NuGo is proud to be sponsoring the 33rd annual Dirty Dozen for the first time this year. The Dirty Dozen is a 50-mile ride of the 13 steepest hills in Pittsburgh. We met with Danny to learn more about him and about the Dirty Dozen ride.
1. Tell us about the Dirty Dozen. When and where does it begin?
The race begins at 10:00am (registration begins at 8:00am) on Saturday, November 28, 2015, always the Saturday after Thanksgiving. Riders meet at the Bud Harris Cycling Track on Washington Boulevard. View an approximate bike route.
And here is a list of the hills in order:
1. Center Ave./Guyasuta Rd. in Aspinwall
2. Ravine St./Sharps Hill in Sharpsburg
3. Berryhill Rd. between Saxonburg Blvd. and Middle Rd.
4. High St./Seavy Rd. in Etna
5. Logan St. in Millvale
6. Pigg Hill/Rialto St. across from the 31st St. Bridge (Eliminated in 2012)
7. Suffolk/Hazelton/Burgess Streets on Northside
8. Sycamore St. on Mt Washington
9. Canton Ave in Beechview
10. Boustead St. in Beechview
11. Welsh Way on the Southside
12. Barry/Holt/Eleanor Streets on the Southside
13. Flowers Ave./Kilbourne St./Tesla St. in Hazelwood
2. If a spectator would like to come watch some of the race, what would be a good location and time to catch a couple of the hills?
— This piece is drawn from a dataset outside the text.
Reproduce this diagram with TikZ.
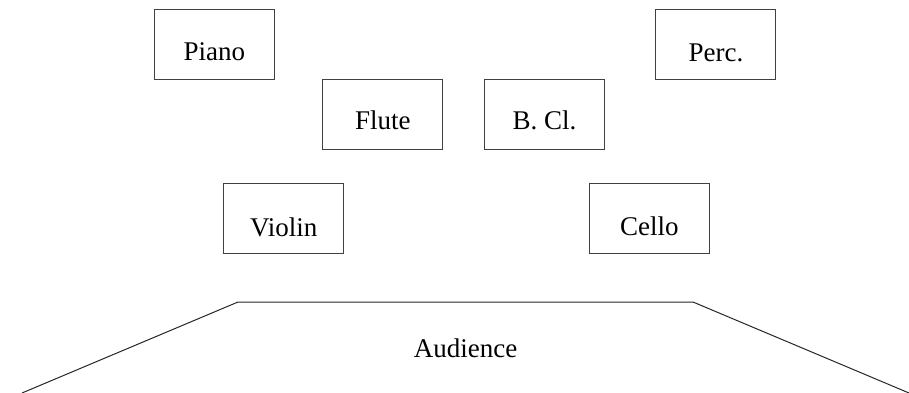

Here is a good set of hills for a spectator to watch:
Hill 5 - Logan Street in Millvale, around 12:00pm
Hill 7 - Suffolk/Hazelton/Burgess Streets on the Northside, around 1:00pm
Hill 9 - Canton Avenue in Beechview, around 2:00pm
Hill 12 - Barry/Holt/Eleanor Streets on the Southside, around 3:30pm
3. We know that safety is very important to you both during the Dirty Dozen and in all of the riding that you do. Do you have any suggestions for other cyclists to assure that everyone stays safe during the Dirty Dozen?
Be aware of other riders stopping or crashing near you. Ride defensively and expect the worst. Cross railroad tracks at close to a 90 degree angle, and be respectful to drivers.
4. Do you have any suggestions for how to prepare in terms of fitness?
Be sure to pace yourself during the race, eating and drinking more than you think you need to. Try at least some of the hills before race day so that you know what to expect.
5. The Dirty Dozen has become a very popular event. How do you feel about that?
In a way I’m concerned about the race becoming too big to manage. Safety of the riders is the top priority. But it does feel great to have created something out of nothing. And the more that people like it, the more I feel like I’ve really created something great.